Nostalgia Not Enough to Save Vinyl

Nostalgia Not Enough to Save Vinyl
Jake Scott-Reid works on making a vinyl record at Canada Boy Vinyl, the only vinyl record factory in Canada, in Calgary, Alta., Oct. 28, 2015. THE CANADIAN PRESS/Jeff McIntosh
Ryan Moffatt
Updated:

Each year on April 22, Record Store Day gives us a chance to momentarily celebrate the once-mighty king of music by heading to our nearest boutique record stores. Among musicians and record labels it’s a time of yearning for the good old days when record sales were real and the money flowed. 

In the age of streaming, however, that money well has basically dried up to the extent that revenue from physical musical purchases is negligible.

Streaming is the newest king of music sales. Twenty-sixteen marked the first year that streaming sales from sites like Apple Music, Spotify, and Google Play overtook CD and download sales to become the primary money maker for record labels. It’s a stat that doesn’t appease record companies or the artists they employ. Streaming has begrudgingly been accepted as the inevitable result of the music industry’s loss in a long battle to retain any type of reliable revenue.

Vinyl has been touted by some as a saviour of the record industry, being the last point of physical sales, a place where real money can be exchanged for a real physical product. Some stats support this assertion.
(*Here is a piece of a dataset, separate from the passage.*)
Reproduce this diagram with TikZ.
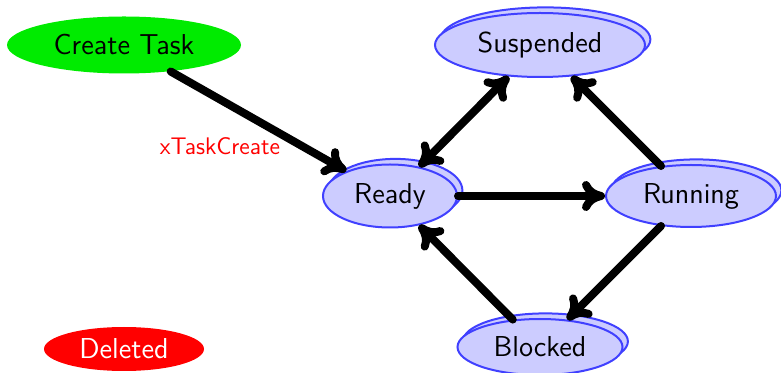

According to Nielsen Soundscape, vinyl album sales have increased every year for the past 11 years. Thirteen million records were sold in 2016, an increase of 10 percent from the year before. That doesn’t include used sales. Compare this with a 16.3 percent decrease in CD sales and a 20 percent decrease in digital sales and it’s true that vinyl is on the rise.

But it’s not enough to sustain the industry, not by a long shot. The connoisseurs buying physical albums are not going to turn the industry around. It’s too late.

Streaming is the new mode of consuming music and it’s here to stay. It costs next to nothing—around $10 to have the entire world’s music library on your cellphone. Everything is there. With auto-generated playlists, data driven by your personal taste, music has reached peak delivery.

Streaming is here to stay and no amount of vinyl pressings is going to change that.